April 8th, 2016
I have been running a Django Rest Framework service on AWS for some time, and ended up in the point when there was a need for asynchronous processing outside the simple request-response processing flow.
Common approach to have capability to do asynchronous processing is to have a message queue or similar communication channel from the request processing entity to some worker entity that carries out the asynchronous task.
On AWS platform there are multiple choices to work as the channel: AWS SNS (Simple Notification Service), AWS SQS (Simple Queue Service), and AWS SWF (Simple Workflow Service). With each of these services the developer can implement code that runs on the worker node upon as a consequence of some action initiated by the request processing entity. All these services are viable alternatives for the communication channel and we are left with the question about where to run the worker code. AWS EC2 (Elastic Compute Cloud) virtual machine instances or ECS (Elastic Container Service) are viable options. Of course one can also run own messaging solution on either of these services omitting the messaging services offered by the AWS.
I've been running Celery in few project to fulfill the high level task distribution needs while inside it I've been using both RabbitMQ, Redis, and AWS SQS in different projects. These all work pretty nicely (even the Celery with AWS SQS with its experimental status). But having your own worker infrastructure has some issues that the system architect must keep in mind. Firstly, having your own worker infra requires you to setup and manage the worker infrastructure. Quite trivial? Not necessarily. Concepts to about are scaling issues, availability, task monitoring, scheduling, and duplication just to mention the most trivial ones. In addition some overhead is usually added due to workers running on idle load when there are no requests to serve.
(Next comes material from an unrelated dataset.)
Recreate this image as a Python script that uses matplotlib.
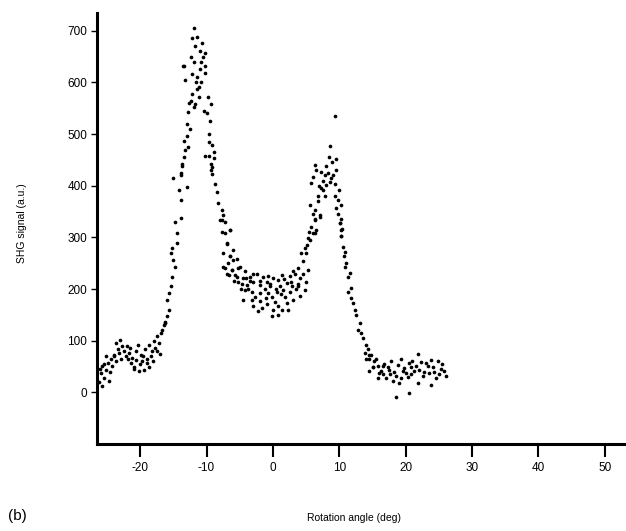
import numpy as np
import matplotlib
matplotlib.use('Agg')
import matplotlib.pyplot as plt

plt.rcParams['font.family'] = ['Liberation Sans', 'DejaVu Sans']
plt.rcParams['axes.unicode_minus'] = False

# left baseline, -26 .. -16 deg
base_left_x = [-25.9, -25.7, -25.4, -24.9, -25.2, -24.7, -24.4, -24.2, -23.9, -23.7,
               -23.4, -23.2, -22.7, -23.0, -22.4, -22.2, -21.9, -21.7, -21.4, -21.2,
               -20.9, -20.7, -20.4, -20.2, -19.9, -19.7, -19.4, -19.2, -18.9, -18.7,
               -18.4, -18.2, -17.9, -17.7, -17.4, -17.2, -16.9, -16.7, -16.4, -16.2,
               -25.7, -26.2, -25.2, -26.0, -24.5, -22.0, -21.0, -20.0, -19.0, -18.0,
               -17.0, -23.6, -22.9, -20.6, -18.6, -24.0, -21.5, -19.5, -17.5, -25.5]
base_left_y = [38, 51, 28, 57, 44, 22, 64, 51, 73, 60,
               83, 76, 89, 102, 80, 70, 64, 76, 57, 67,
               48, 80, 92, 41, 73, 60, 44, 83, 57, 92,
               70, 80, 99, 86, 109, 96, 115, 121, 131, 137,
               12, 19, 70, 45, 40, 90, 45, 55, 65, 60,
               75, 95, 65, 62, 48, 70, 85, 70, 80, 55]

# first peak, -16 .. -8 deg
peak1_x = [-16.2, -15.9, -15.9, -15.7, -15.4, -15.2, -14.7, -15.0, -15.4, -15.2,
           -14.4, -14.7, -13.9, -13.9, -14.2, -12.9, -15.0, -13.9, -13.7,
           -11.9, -12.2, -11.5, -11.7, -10.7, -10.3, -10.5, -11.9, -13.4, -11.0,
           -10.2, -10.2, -12.2, -13.2, -11.4, -10.8, -11.2, -11.4, -12.2, -11.2,
           -9.8, -12.3, -11.7, -9.4, -11.9, -10.4, -12.8, -9.9, -9.5, -12.5,
           -12.9, -13.4, -12.8, -9.7, -9.2, -8.9, -10.2, -9.7, -8.9, -13.4,
           -13.7, -9.2, -13.2, -12.9, -9.6, -9.3, -13.8, -12.6, -11.6, -11.0,
           -12.4, -10.8, -13.5, -14.5, -15.6]
peak1_y = [135, 147, 179, 192, 205, 224, 243, 256, 269, 279,
           308, 330, 337, 372, 391, 398, 414, 420, 443,
           706, 687, 688, 670, 677, 658, 649, 639, 632, 627,
           632, 619, 616, 605, 610, 600, 591, 587, 577, 572,
           572, 565, 558, 559, 552, 545, 542, 540, 526, 510,
           497, 487, 475, 484, 478, 465, 457, 458, 454, 455,
           439, 437, 470, 520, 500, 430, 425, 560, 600, 660,
           650, 640, 632, 290, 160]

# valley between the peaks, -9.5 .. 7 deg
valley_x = [-9.4, -9.2, -8.7, -8.4, -8.2, -7.7, -7.9, -7.2, -7.7, -6.4,
            -6.9, -6.0, -6.4, -7.5, -6.2, -5.4, -6.6,
            -7.7, -7.2, -6.45, -6.95, -7.45, -6.45, -5.95, -6.7, -5.45, -7.2,
            -6.2, -4.95, -4.2, -5.7, -6.95, -4.45, -5.2, -3.45, -2.95, -3.95,
            -2.45, -1.45, -1.95, -0.95, -0.45, 0.05, 0.8, 1.3, 2.05, 2.8,
            3.3, 4.05, 3.8, 2.55, 1.55, 0.55, -0.7, -1.95, -3.2, -4.2,
            -3.2, -1.95, -4.45, -2.95, -0.95, 0.05, 1.3, 2.05, -0.2, 0.8,
            3.05, 4.05, 4.8, 5.05, 4.55, 5.3, 4.3, 4.8, 5.55, 6.05,
            6.55, 6.3, 7.05, -7.45,
            -5.2, -4.7, -3.7, -2.7, -1.2, -0.2, 0.3, 1.0, 1.8, 2.5,
            3.5, -2.2, -1.6, 0.7, 2.3, -3.5, -0.7, 1.6, 3.0, -4.8,
            -5.9, -3.0, -0.4, 1.2, 2.9, -2.0, 0.4, -1.0, 3.8, -4.0]
valley_y = [443, 423, 404, 388, 366, 353, 333, 330, 311, 314,
            289, 276, 263, 243, 237, 224, 227,
            333, 308, 314, 288, 269, 263, 256, 250, 259, 240,
            237, 243, 234, 227, 230, 221, 214, 224, 214, 208,
            230, 224, 208, 214, 205, 221, 218, 227, 211, 214,
            230, 221, 205, 195, 198, 195, 192, 192, 195, 198,
            179, 176, 179, 167, 170, 160, 160, 173, 147, 167,
            179, 186, 198, 214, 230, 237, 269, 279, 295, 308,
            314, 333, 343, 343,
            240, 210, 200, 185, 200, 185, 175, 205, 185, 225,
            200, 158, 163, 150, 160, 215, 225, 220, 235, 200,
            215, 230, 210, 190, 205, 215, 200, 182, 210, 222]

# second peak, 5 .. 16 deg
peak2_x = [9.4, 8.65, 9.55, 8.9, 8.05, 6.4, 6.55, 7.3, 9.55, 6.05,
           7.8, 5.8, 8.55, 8.05, 9.3, 7.55, 6.8, 9.95, 9.3, 9.8,
           10.3, 5.55, 6.3, 9.55, 7.05, 6.3, 10.3, 10.05, 10.45, 5.45,
           6.3, 10.3, 5.3,
           10.05, 10.3, 10.3, 10.55, 10.8, 10.65, 11.05, 10.8, 11.55, 11.3,
           11.8, 11.3, 11.8, 12.05, 12.3, 12.55, 13.05, 12.8, 13.3, 13.55,
           14.05, 14.3, 13.8, 14.8, 14.55, 15.3, 15.8, 15.05, 16.3, 14.55,
           16.55,
           3.8, 4.5, 5.0, 5.2, 5.8, 6.0, 6.8, 7.2, 7.5, 8.3,
           8.8, 7.9, 6.9, 8.5, 9.1, 9.8]
peak2_y = [536, 476, 452, 446, 439, 441, 430, 426, 430, 417,
           420, 405, 407, 401, 404, 391, 381, 392, 381, 372,
           362, 362, 353, 356, 340, 335, 335, 327, 317, 311,
           308, 303, 298,
           327, 314, 302, 282, 272, 263, 250, 243, 231, 224,
           202, 195, 182, 173, 160, 150, 134, 121, 115, 105,
           92, 83, 76, 73, 64, 60, 51, 48, 41, 41,
           35,
           240, 255, 270, 285, 320, 345, 370, 395, 410, 425,
           415, 380, 400, 455, 420, 345]

# right baseline, 14 .. 26 deg
base_right_x = [21.9, 14.55, 14.05, 15.55, 16.55, 15.05, 17.55, 16.05, 19.3, 20.55,
                21.55, 23.05, 24.05, 25.55, 26.05, 25.05, 23.55, 22.05, 20.05, 18.55,
                18.05, 19.05, 21.8, 23.8, 20.45, 18.55, 19.55, 20.8, 22.55, 24.55,
                17.05, 15.8,
                16.8, 17.3, 17.8, 18.3, 18.8, 19.8, 20.3, 21.3, 22.3, 22.8,
                23.3, 24.3, 24.8, 25.3, 25.8, 17.6, 19.3, 21.0, 23.8, 20.8]
base_right_y = [75, 73, 64, 64, 51, 48, 44, 38, 64, 57,
                51, 57, 48, 54, 31, 35, 38, 44, 38, 31,
                22, 18, 18, 15, -1, -10, 41, 35, 31, 28,
                28, 28,
                55, 48, 60, 40, 52, 47, 30, 42, 58, 40,
                50, 40, 60, 45, 42, 35, 28, 60, 62, 48]

angle = np.concatenate([base_left_x, peak1_x, valley_x, peak2_x, base_right_x])
signal = np.concatenate([base_left_y, peak1_y, valley_y, peak2_y, base_right_y])

fig = plt.figure(figsize=(6.26, 5.31), dpi=100)
ax = fig.add_axes([0.155, 0.164, 0.845, 0.812])

ax.scatter(angle, signal, s=7, color='black', linewidths=0)

ax.set_xlim(-26.5, 53.2)
ax.set_ylim(-100, 735)
ax.set_xticks([-20, -10, 0, 10, 20, 30, 40, 50])
ax.set_yticks([0, 100, 200, 300, 400, 500, 600, 700])

for s in ['top', 'right']:
    ax.spines[s].set_visible(False)
ax.spines['left'].set_linewidth(2.2)
ax.spines['bottom'].set_linewidth(2.2)

ax.tick_params(axis='x', length=9, width=1.5, direction='out', labelsize=8.5, pad=4)
ax.tick_params(axis='y', length=4, width=1, direction='out', labelsize=8.5, pad=3)

fig.text(0.565, 0.025, 'Rotation angle (deg)', ha='center', va='center', fontsize=7.5)
fig.text(0.035, 0.58, 'SHG signal (a.u.)', ha='center', va='center', rotation=90, fontsize=7.5)
fig.text(0.012, 0.028, '(b)', ha='left', va='center', fontsize=11)

fig.savefig('out.png', dpi=100)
As an alternative worker platform one can utilize AWS Lambda (btw. released generally available exactly one year ago). With AWS Lambda the worker code is bundled and uploaded to AWS Lambda, which executes the code triggered by on some external event. This event can be e.g. new file uploaded to AWS S3 (Simple Storage Service) or a notification from AWS SNS. Billing is based on the execution time and the allocated memory. Memory allocation and some maximum execution time limits can be configured for each Lambda task allowing you to limit the resource consumption of your tasks. Currently the AWS Lambda has a free tier service level for everybody including 1 million free requests per month and 400 000 gigabyte seconds of compute time per month, so you're free to go and play & prototype with it.
So recently I ended up converting the Django stack from running my own Celery task queue with workers to AWS Lambda. Based on the user request the application must do heavy processing with the data from Django models. Also there are periodically executed tasks which used to be initiated by the periodic task scheduler included in Celery.
The main reason for this conversion is that I don't want to run any long running instances (virtual machines should not be treated as pets after all) and I need to minimize the consumed resources and the required maintenance. AWS Lambda tackles all these: the code is ready to execute in a few dozen milliseconds after the request hits AWS Lambda service and resources are consumed only for the duration of the task. No servers included.
One could also go even further with a very interesting project Django Zappa which allows the whole Django installation to run on AWS Lambda. But before that, the encountered limitations follows soon.
AWS Lambda can currently execute your Python 2.7, Node.js v4.3.2 or Java 8 applications. The execution environment is of course managed by AWS and the details are available here. Any extra libraries not included in the standard library of your platform or pre-installed in the listed AWS EC2 instances must be included in the code bundle uploaded to AWS Lambda. In case of my Django application, I really want to share the my models with the code running on AWS Lambda, so I need mostly the same libraries for the models which are also used on the application server serving the user requests. In case of Python this the usage of Virtualenvs is encouraged by AWS and instructions for doing so are here.
Next issue were some C extensions, namely Pillow and the Psycopg2 used by my Django application to connect to database running on AWS RDS (Relational Database Service). These extensions must be binary compatible with the AWS execution environment. The only easy way of doing this is to launch a new EC2 instance from Amazon Machine Image used by AWS Lambda which are listed in the execution environment description.
The Psycopg2 dependency is a bit more tricky as it is requiring libpq.so shared object file not available on the EC2 Lambda optimized images. Instructions how to build Lambda capable Psycopg2 library are provided e.g. in https://github.com/jkehler/awslambda-psycopg2.
In order to connect to your RDS database the AWS Lambda task requires a role with AWS predefined policy "AWSLambdaVPCAccessExecutionRole". This way the Lambda task can connect to RDS instance running on your AWS VPC (Virtual Private Cloud).
Once dependencies are installed and you have built the bundle as instructed by Amazon the next thing is to create a new Lambda function, upload the bundle, and create event source that triggers the Lambda function. For a cron like event scheduling AWS Lambda offers scheduled events.
Your Lambda function log outputs are available in CloudWatch as well as the execution times and the real amount of memory consumed by your Lambda function.
While the process of bundling new Lambda functions with libraries used in the real world scenarios is not the most convenient process, I am still quite fan boy about the service in general. If it's task queues that you are wondering to replace, this is likely very reasonable approach.